A thorough understanding of Fatzer would no doubt illuminate the entire Brechtian oeuvre; what we have here is a two- hour text selected by Heiner Muller from the unpublished 550-page original. Brecht drew on it for his other work, but never put Fatzer itself on the stage. Is it playable? No distinct answer emerges from Marc von Henning's high-intensity production. The setting - three lecterns surrounding an earth- box acting area - promises a combined long and short-range focus on the events; but no clear relationship develops

between the dialogue of the starving squaddies and the icy generalisations of the Chorus. Both certainly transmit a sense of stifling claustrophobia, but this undercuts the show's aims as a learning experience.

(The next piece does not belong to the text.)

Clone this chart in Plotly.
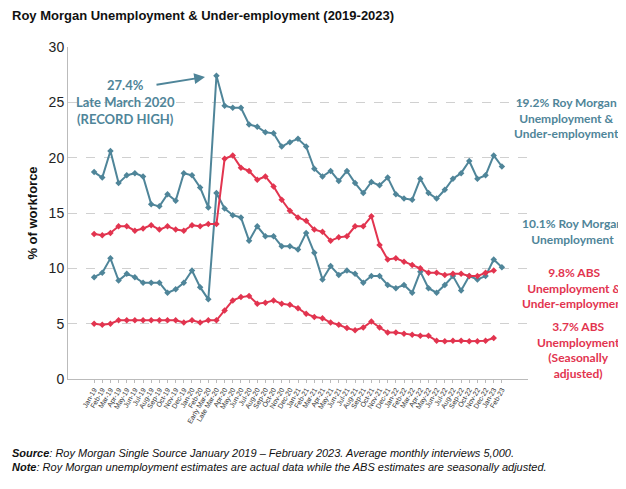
import plotly.graph_objects as go

months = ["Jan-19","Feb-19","Mar-19","Apr-19","May-19","Jun-19","Jul-19","Aug-19","Sep-19","Oct-19","Nov-19","Dec-19",
          "Jan-20","Feb-20","Early Mar-20","Late Mar-20","Apr-20","May-20","Jun-20","Jul-20","Aug-20","Sep-20","Oct-20","Nov-20","Dec-20",
          "Jan-21","Feb-21","Mar-21","Apr-21","May-21","Jun-21","Jul-21","Aug-21","Sep-21","Oct-21","Nov-21","Dec-21",
          "Jan-22","Feb-22","Mar-22","Apr-22","May-22","Jun-22","Jul-22","Aug-22","Sep-22","Oct-22","Nov-22","Dec-22",
          "Jan-23","Feb-23"]

rm_under = [18.7,18.2,20.6,17.7,18.4,18.6,18.3,15.8,15.6,16.7,16.1,18.6,18.4,17.3,15.5,27.4,
            24.7,24.5,24.5,23.0,22.8,22.3,22.2,21.0,21.4,21.7,21.0,19.0,18.3,18.8,17.9,18.8,17.7,16.8,17.8,17.5,18.2,
            16.7,16.3,16.2,18.1,16.8,16.3,17.1,18.1,18.6,19.7,18.1,18.4,20.2,19.2]
rm_unemp = [9.2,9.6,10.9,8.9,9.5,9.2,8.7,8.7,8.7,7.8,8.1,8.7,9.8,8.3,7.2,16.8,
            15.4,14.8,14.6,12.5,13.8,12.9,12.9,12.0,12.0,11.7,13.2,11.4,9.0,10.2,9.4,9.8,9.5,8.7,9.3,9.3,8.5,
            8.2,8.5,7.8,9.7,8.2,7.8,8.5,9.3,8.0,9.3,9.0,9.3,10.8,10.1]
abs_under = [13.1,13.0,13.2,13.8,13.8,13.4,13.6,13.9,13.5,13.8,13.5,13.4,13.9,13.8,14.0,14.0,
             19.9,20.2,19.1,18.8,18.0,18.3,17.4,16.2,15.2,14.6,14.3,13.5,13.3,12.5,12.8,12.9,13.8,13.8,14.7,12.1,10.8,
             10.9,10.6,10.3,10.0,9.6,9.6,9.4,9.5,9.5,9.3,9.3,9.6,9.8,None]
abs_unemp = [5.0,4.9,5.0,5.3,5.3,5.3,5.3,5.3,5.3,5.3,5.3,5.1,5.3,5.1,5.3,5.3,
             6.2,7.1,7.4,7.5,6.8,6.9,7.1,6.8,6.7,6.4,5.9,5.6,5.5,5.1,4.9,4.6,4.4,4.65,5.2,4.65,4.2,
             4.2,4.1,4.0,3.9,3.9,3.45,3.4,3.45,3.45,3.4,3.4,3.45,3.7,None]

BLUE = "#4f8599"
RED = "#e2344f"

fig = go.Figure()
for y, c in [(rm_under, BLUE), (rm_unemp, BLUE), (abs_under, RED), (abs_unemp, RED)]:
    fig.add_trace(go.Scatter(x=months, y=y, mode="lines+markers",
                             line=dict(color=c, width=2),
                             marker=dict(symbol="diamond", size=5, color=c),
                             showlegend=False, connectgaps=False))

F = "Lato"
OX, OY = 8, 8
L, T, W, H = 60, 39, 460, 332
def fx(x): return (x - OX - L) / W
def fy(y): return (T + H - (y - OY)) / H
def px(x, y, text, color, size=12):
    return dict(text=text, x=fx(x), y=fy(y), xref="paper", yref="paper", showarrow=False,
                font=dict(family=F, size=size, color=color), xanchor="center", yanchor="middle", align="center")
anns = [
    px(125, 102, "<b>27.4%<br>Late March 2020<br>(RECORD HIGH)</b>", BLUE, 13),
    px(566, 118, "<b>19.2% Roy Morgan<br>Under-employment &<br>Under-employment</b>".replace("Under-employment &<br>Under", "Unemployment &<br>Under"), BLUE),
    px(572, 231, "<b>10.1% Roy Morgan<br>Unemployment</b>", BLUE),
    px(574, 288, "<b>9.8% ABS<br>Unemployment &<br>Under-employment</b>", RED),
    px(578, 350, "<b>3.7% ABS<br>Unemployment<br>(Seasonally<br>adjusted)</b>", RED),
]
anns.append(dict(x=fx(205), y=fy(77), xref="paper", yref="paper", text="", showarrow=True,
                 arrowhead=2, arrowsize=1.2, arrowwidth=1.8, arrowcolor=BLUE, ax=-50, ay=8))
anns.append(dict(text="<b>Roy Morgan Unemployment & Under-employment (2019-2023)</b>",
                 x=fx(10), y=fy(16), xref="paper", yref="paper", showarrow=False,
                 xanchor="left", yanchor="middle", font=dict(family="Liberation Sans", size=13, color="#111")))
anns.append(dict(text="<b><i>Source</i></b><i>: Roy Morgan Single Source January 2019 – February 2023. Average monthly interviews 5,000.</i>"
                      "<br><b><i>Note</i></b><i>: Roy Morgan unemployment estimates are actual data while the ABS estimates are seasonally adjusted.</i>",
                 x=fx(10), y=fy(460), xref="paper", yref="paper", showarrow=False, align="left",
                 xanchor="left", yanchor="middle", font=dict(family="Liberation Sans", size=11, color="#111")))

fig.update_layout(
    width=618, height=481, margin=dict(l=L, r=618 - L - W, t=T, b=481 - T - H),
    paper_bgcolor="white", plot_bgcolor="white",
    annotations=anns,
    xaxis=dict(type="category", tickangle=-60, tickfont=dict(family="Liberation Sans", size=7, color="#333"),
               showline=True, linecolor="#bbb", ticks="outside", ticklen=3, tickcolor="#bbb", showgrid=False),
    yaxis=dict(range=[0, 30], dtick=5, tickfont=dict(family="Liberation Sans", size=14, color="#222"),
               showgrid=True, gridcolor="#d0d0d0", griddash="dash", zeroline=False,
               showline=True, linecolor="#bbb",
               title=dict(text="<b>% of workforce</b>", font=dict(family="Liberation Sans", size=13, color="#111"), standoff=8)),
)
fig.write_html("out.html")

What remains is the all-too- clear tale of Fatzer himself (Dan Jemmett): a teacher killed by reluctant pupils; a character who transcends the squalor and peril of his situation in lines (translated by von Henning) some of which are worthy of Buchner's Woyzeck. 'When I see you eat, I see others behind digesting you.' There is another Brechtian motto for the Scottish miners.

In September Tide, a silly romance by Daphne du Maurier, a masterful Welsh artist goes on a Cornish honeymoon and falls for his mother-in-law. The first act curtain falls pre- consummation, but next day Mrs Tucket the cleaning lady confides that 'the tide came so high up it washed right under my door'. Noble renunciation follows. The story never gets going, but Celia Bannerman's company give it a gutsy performance, with a smoulderingly illicit duo between Susannah York and Michael Praed; and brilliant support from Hermione Norris, who almost turns the neglected young bride into a human being.

'Unfinished Business', Pit, 071- 638 8891. 'The Cut', Bush, 081- 743 3388. 'Fatzer Material', Gate, 071-229 0706. 'September Tide', Comedy, 071-867 1045.